Write the data out again exactly, dropping any images it holds.

=-=-=-=-=

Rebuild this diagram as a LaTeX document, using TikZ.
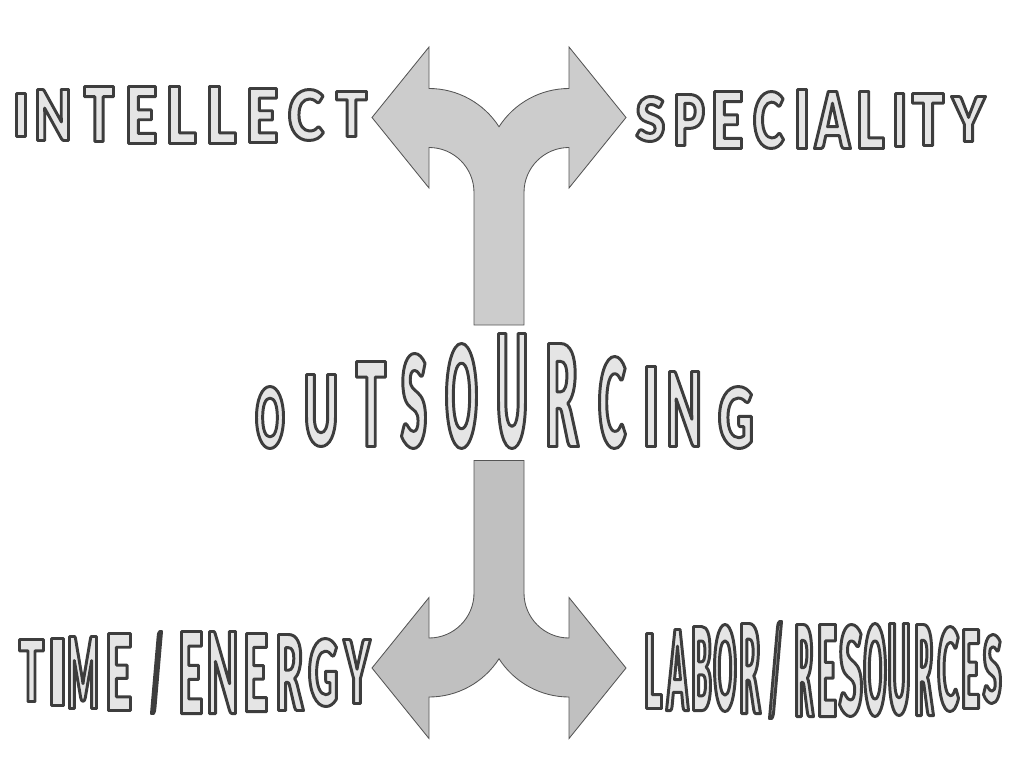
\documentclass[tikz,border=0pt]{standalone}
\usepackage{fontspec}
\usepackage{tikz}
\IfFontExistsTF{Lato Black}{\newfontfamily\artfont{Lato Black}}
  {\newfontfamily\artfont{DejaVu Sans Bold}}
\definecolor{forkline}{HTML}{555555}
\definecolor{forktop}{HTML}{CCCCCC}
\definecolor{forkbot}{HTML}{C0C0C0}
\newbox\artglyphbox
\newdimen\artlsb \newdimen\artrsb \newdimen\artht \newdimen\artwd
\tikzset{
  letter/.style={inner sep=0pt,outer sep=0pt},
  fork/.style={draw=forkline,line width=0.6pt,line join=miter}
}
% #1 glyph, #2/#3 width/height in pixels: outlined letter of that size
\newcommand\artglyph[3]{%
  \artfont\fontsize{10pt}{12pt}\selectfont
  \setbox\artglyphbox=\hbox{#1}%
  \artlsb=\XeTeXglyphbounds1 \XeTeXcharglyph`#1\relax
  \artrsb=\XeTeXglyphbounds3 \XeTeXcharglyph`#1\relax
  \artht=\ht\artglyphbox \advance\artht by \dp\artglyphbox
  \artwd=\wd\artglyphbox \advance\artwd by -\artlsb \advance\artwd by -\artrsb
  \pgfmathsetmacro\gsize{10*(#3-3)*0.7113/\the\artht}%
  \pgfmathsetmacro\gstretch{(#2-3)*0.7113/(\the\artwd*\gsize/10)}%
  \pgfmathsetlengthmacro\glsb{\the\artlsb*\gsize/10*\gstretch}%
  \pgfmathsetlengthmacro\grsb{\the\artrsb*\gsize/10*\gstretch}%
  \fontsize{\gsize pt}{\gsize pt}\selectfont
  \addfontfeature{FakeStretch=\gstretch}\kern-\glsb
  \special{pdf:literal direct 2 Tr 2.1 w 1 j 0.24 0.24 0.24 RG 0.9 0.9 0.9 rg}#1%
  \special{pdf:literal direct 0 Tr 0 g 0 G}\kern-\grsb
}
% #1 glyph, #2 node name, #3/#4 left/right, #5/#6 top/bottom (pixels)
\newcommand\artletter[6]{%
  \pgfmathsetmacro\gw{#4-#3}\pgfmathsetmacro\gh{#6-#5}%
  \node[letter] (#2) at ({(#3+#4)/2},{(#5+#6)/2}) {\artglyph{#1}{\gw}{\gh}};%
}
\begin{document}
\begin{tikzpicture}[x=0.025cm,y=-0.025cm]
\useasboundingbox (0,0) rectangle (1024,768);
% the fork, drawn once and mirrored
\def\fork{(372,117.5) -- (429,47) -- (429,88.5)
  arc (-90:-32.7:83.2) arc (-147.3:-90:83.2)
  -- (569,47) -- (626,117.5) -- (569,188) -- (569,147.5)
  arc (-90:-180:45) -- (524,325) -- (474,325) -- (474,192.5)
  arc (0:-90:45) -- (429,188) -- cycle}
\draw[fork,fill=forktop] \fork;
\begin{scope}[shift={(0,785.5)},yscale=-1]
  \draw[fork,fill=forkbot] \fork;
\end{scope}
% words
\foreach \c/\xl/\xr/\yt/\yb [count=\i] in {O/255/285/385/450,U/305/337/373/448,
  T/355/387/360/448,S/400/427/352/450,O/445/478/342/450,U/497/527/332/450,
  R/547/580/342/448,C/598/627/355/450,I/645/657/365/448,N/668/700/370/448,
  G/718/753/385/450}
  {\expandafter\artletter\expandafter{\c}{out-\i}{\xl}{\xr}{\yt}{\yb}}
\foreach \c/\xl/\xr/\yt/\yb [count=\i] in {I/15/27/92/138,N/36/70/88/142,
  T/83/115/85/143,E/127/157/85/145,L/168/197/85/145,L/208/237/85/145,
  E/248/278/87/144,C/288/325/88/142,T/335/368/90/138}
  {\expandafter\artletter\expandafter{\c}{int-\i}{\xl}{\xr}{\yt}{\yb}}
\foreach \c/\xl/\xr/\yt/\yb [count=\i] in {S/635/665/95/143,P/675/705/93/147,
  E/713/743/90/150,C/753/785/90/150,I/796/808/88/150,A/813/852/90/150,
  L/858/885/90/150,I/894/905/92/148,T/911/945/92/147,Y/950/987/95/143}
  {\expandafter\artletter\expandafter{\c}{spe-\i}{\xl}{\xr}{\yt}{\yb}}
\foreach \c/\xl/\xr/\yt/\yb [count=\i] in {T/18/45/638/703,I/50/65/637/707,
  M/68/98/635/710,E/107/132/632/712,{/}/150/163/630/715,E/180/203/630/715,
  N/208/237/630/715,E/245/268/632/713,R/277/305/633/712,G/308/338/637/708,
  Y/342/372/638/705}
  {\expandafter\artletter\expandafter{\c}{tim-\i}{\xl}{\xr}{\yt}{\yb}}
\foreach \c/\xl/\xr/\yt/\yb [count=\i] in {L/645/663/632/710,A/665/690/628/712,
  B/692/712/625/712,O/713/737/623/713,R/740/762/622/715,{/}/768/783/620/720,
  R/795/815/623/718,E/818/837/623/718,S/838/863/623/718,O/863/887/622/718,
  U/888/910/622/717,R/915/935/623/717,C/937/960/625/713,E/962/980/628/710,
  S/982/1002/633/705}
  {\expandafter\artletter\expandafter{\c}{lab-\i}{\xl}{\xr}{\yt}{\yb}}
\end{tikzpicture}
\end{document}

=-=-=-=-=

REPLY:
Rebuild this diagram as a LaTeX document, using TikZ.
\documentclass[tikz,border=0pt]{standalone}
\usepackage{fontspec}
\usepackage{tikz}
\IfFontExistsTF{Lato Black}{\newfontfamily\artfont{Lato Black}}
  {\newfontfamily\artfont{DejaVu Sans Bold}}
\definecolor{forkline}{HTML}{555555}
\definecolor{forktop}{HTML}{CCCCCC}
\definecolor{forkbot}{HTML}{C0C0C0}
\newbox\artglyphbox
\newdimen\artlsb \newdimen\artrsb \newdimen\artht \newdimen\artwd
\tikzset{
  letter/.style={inner sep=0pt,outer sep=0pt},
  fork/.style={draw=forkline,line width=0.6pt,line join=miter}
}
% #1 glyph, #2/#3 width/height in pixels: outlined letter of that size
\newcommand\artglyph[3]{%
  \artfont\fontsize{10pt}{12pt}\selectfont
  \setbox\artglyphbox=\hbox{#1}%
  \artlsb=\XeTeXglyphbounds1 \XeTeXcharglyph`#1\relax
  \artrsb=\XeTeXglyphbounds3 \XeTeXcharglyph`#1\relax
  \artht=\ht\artglyphbox \advance\artht by \dp\artglyphbox
  \artwd=\wd\artglyphbox \advance\artwd by -\artlsb \advance\artwd by -\artrsb
  \pgfmathsetmacro\gsize{10*(#3-3)*0.7113/\the\artht}%
  \pgfmathsetmacro\gstretch{(#2-3)*0.7113/(\the\artwd*\gsize/10)}%
  \pgfmathsetlengthmacro\glsb{\the\artlsb*\gsize/10*\gstretch}%
  \pgfmathsetlengthmacro\grsb{\the\artrsb*\gsize/10*\gstretch}%
  \fontsize{\gsize pt}{\gsize pt}\selectfont
  \addfontfeature{FakeStretch=\gstretch}\kern-\glsb
  \special{pdf:literal direct 2 Tr 2.1 w 1 j 0.24 0.24 0.24 RG 0.9 0.9 0.9 rg}#1%
  \special{pdf:literal direct 0 Tr 0 g 0 G}\kern-\grsb
}
% #1 glyph, #2 node name, #3/#4 left/right, #5/#6 top/bottom (pixels)
\newcommand\artletter[6]{%
  \pgfmathsetmacro\gw{#4-#3}\pgfmathsetmacro\gh{#6-#5}%
  \node[letter] (#2) at ({(#3+#4)/2},{(#5+#6)/2}) {\artglyph{#1}{\gw}{\gh}};%
}
\begin{document}
\begin{tikzpicture}[x=0.025cm,y=-0.025cm]
\useasboundingbox (0,0) rectangle (1024,768);
% the fork, drawn once and mirrored
\def\fork{(372,117.5) -- (429,47) -- (429,88.5)
  arc (-90:-32.7:83.2) arc (-147.3:-90:83.2)
  -- (569,47) -- (626,117.5) -- (569,188) -- (569,147.5)
  arc (-90:-180:45) -- (524,325) -- (474,325) -- (474,192.5)
  arc (0:-90:45) -- (429,188) -- cycle}
\draw[fork,fill=forktop] \fork;
\begin{scope}[shift={(0,785.5)},yscale=-1]
  \draw[fork,fill=forkbot] \fork;
\end{scope}
% words
\foreach \c/\xl/\xr/\yt/\yb [count=\i] in {O/255/285/385/450,U/305/337/373/448,
  T/355/387/360/448,S/400/427/352/450,O/445/478/342/450,U/497/527/332/450,
  R/547/580/342/448,C/598/627/355/450,I/645/657/365/448,N/668/700/370/448,
  G/718/753/385/450}
  {\expandafter\artletter\expandafter{\c}{out-\i}{\xl}{\xr}{\yt}{\yb}}
\foreach \c/\xl/\xr/\yt/\yb [count=\i] in {I/15/27/92/138,N/36/70/88/142,
  T/83/115/85/143,E/127/157/85/145,L/168/197/85/145,L/208/237/85/145,
  E/248/278/87/144,C/288/325/88/142,T/335/368/90/138}
  {\expandafter\artletter\expandafter{\c}{int-\i}{\xl}{\xr}{\yt}{\yb}}
\foreach \c/\xl/\xr/\yt/\yb [count=\i] in {S/635/665/95/143,P/675/705/93/147,
  E/713/743/90/150,C/753/785/90/150,I/796/808/88/150,A/813/852/90/150,
  L/858/885/90/150,I/894/905/92/148,T/911/945/92/147,Y/950/987/95/143}
  {\expandafter\artletter\expandafter{\c}{spe-\i}{\xl}{\xr}{\yt}{\yb}}
\foreach \c/\xl/\xr/\yt/\yb [count=\i] in {T/18/45/638/703,I/50/65/637/707,
  M/68/98/635/710,E/107/132/632/712,{/}/150/163/630/715,E/180/203/630/715,
  N/208/237/630/715,E/245/268/632/713,R/277/305/633/712,G/308/338/637/708,
  Y/342/372/638/705}
  {\expandafter\artletter\expandafter{\c}{tim-\i}{\xl}{\xr}{\yt}{\yb}}
\foreach \c/\xl/\xr/\yt/\yb [count=\i] in {L/645/663/632/710,A/665/690/628/712,
  B/692/712/625/712,O/713/737/623/713,R/740/762/622/715,{/}/768/783/620/720,
  R/795/815/623/718,E/818/837/623/718,S/838/863/623/718,O/863/887/622/718,
  U/888/910/622/717,R/915/935/623/717,C/937/960/625/713,E/962/980/628/710,
  S/982/1002/633/705}
  {\expandafter\artletter\expandafter{\c}{lab-\i}{\xl}{\xr}{\yt}{\yb}}
\end{tikzpicture}
\end{document}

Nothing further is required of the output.